The Cold War Kids are not an example of one of the aforementioned. They sound sort of like other bands that have been around for years (especially Muse), with a slight, jagged raw edge to their music. The way that this four-piece from Fullerton, Calif., achieves this is by combining acoustic and electric instruments to their repertoire, and being especially picky in their percussion selections. This is why some of their music is reminiscent of the soundtrack from O Brother Where Art Thou?: there's a more rootsy substance lurking behind the Strokes-esque lyrics and Jeff Buckley-like wailings of lead singer and pianist Nathan Willett.

This band (composed of Willett, Matt Aveiro on drums, Matt Maust on bass, and Jonnie Russell on guitar) began its music-making days in southern California, recording demos in Los Angeles and soon after, signing to Monarchy Music, where debut EP Mulberry Street was created in spring of 2005. After touring for the next year with bands such as Tapes n' Tapes, Sound Team, Figurines, and Editors, the CWK performed at Lollapalooza and then later signed to Downtown Records, where their first full-length album was released in October. With rousing melodies and lyrics that ooze with truth and witticism, it's no wonder why bloggers all around the United States were creating such a buzz.
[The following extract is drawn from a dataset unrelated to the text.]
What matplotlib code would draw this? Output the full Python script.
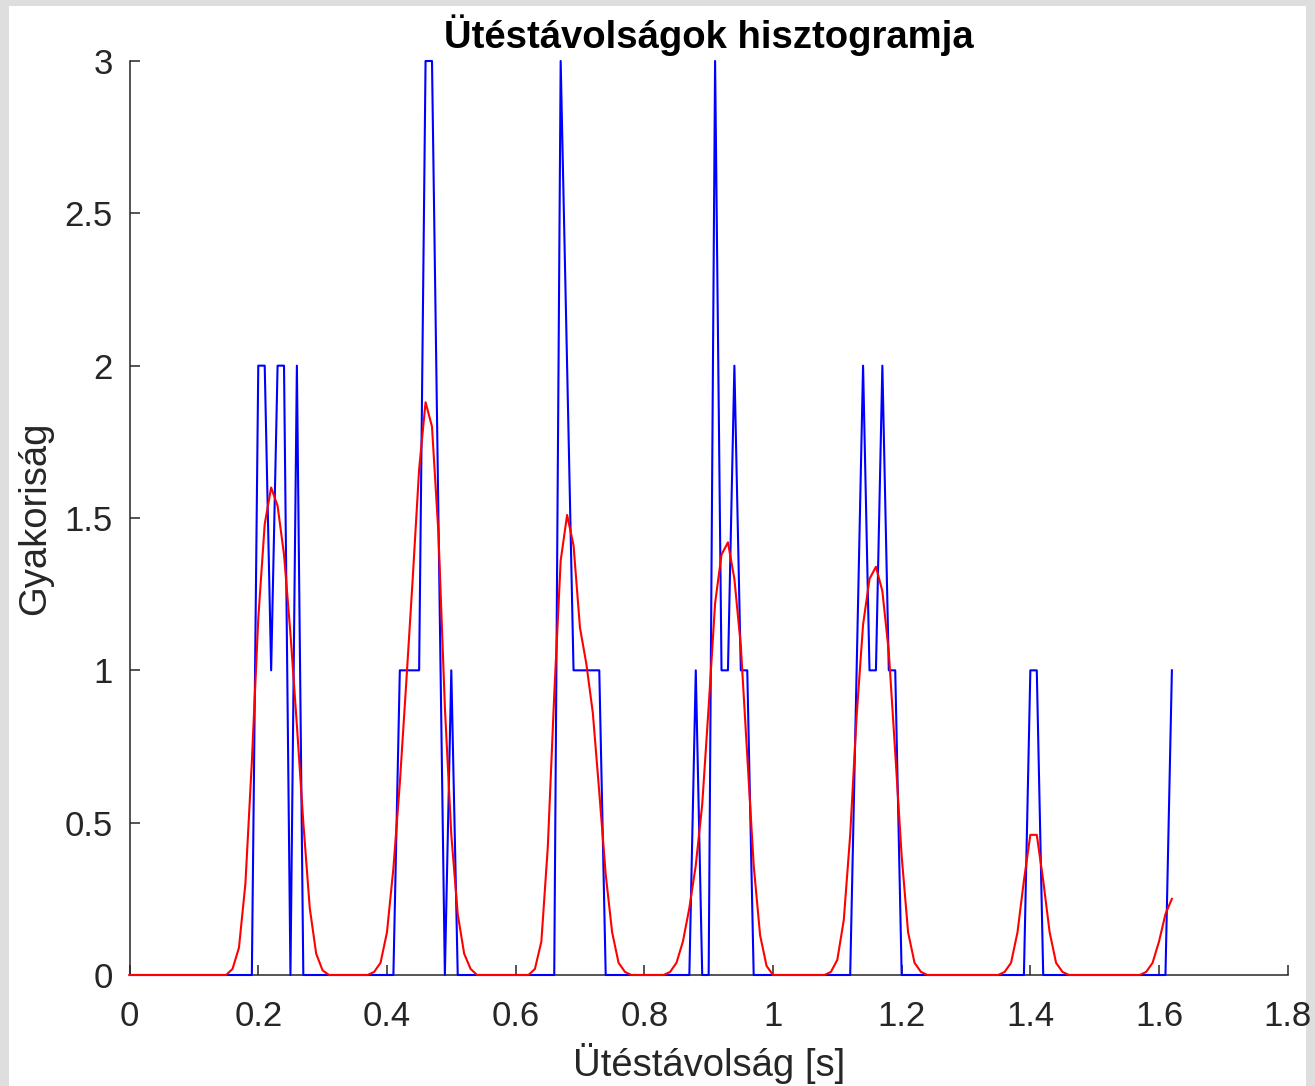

The album art is interesting for Robbers and Cowards. It looks dirty, but it's not. It's actually very well-organized, detailed, and designed by Maust. This is a good explanation of their music as well: it's extremely well orchestrated but it somehow manages to sound like it may fall apart at any moment. "We Used to Vacation", the opening track of Robbers, explains the simple beauty of living everyday life, as crappy as it can be, and not taking it for granted, because it can always be shoddier: "still things could be much worse/ natural disasters on the evening news/ still things could be much worse/ we still got our health/ my paycheck in the mail."

Another phenomenal song is "Tell Me in the Morning", a track that uses repetitive lyrics, layered and whiny vocals, and a choppy guitar and drum riff to create a gritty re-enactment of a one-night stand. "Pregnant" is a haunting arrangement of soft bass drums, high-pitched strings, and thought-evoking lyrics: "pregnant with doubt/ you'll think it out/ tricks of the trade today/ whisper and shout."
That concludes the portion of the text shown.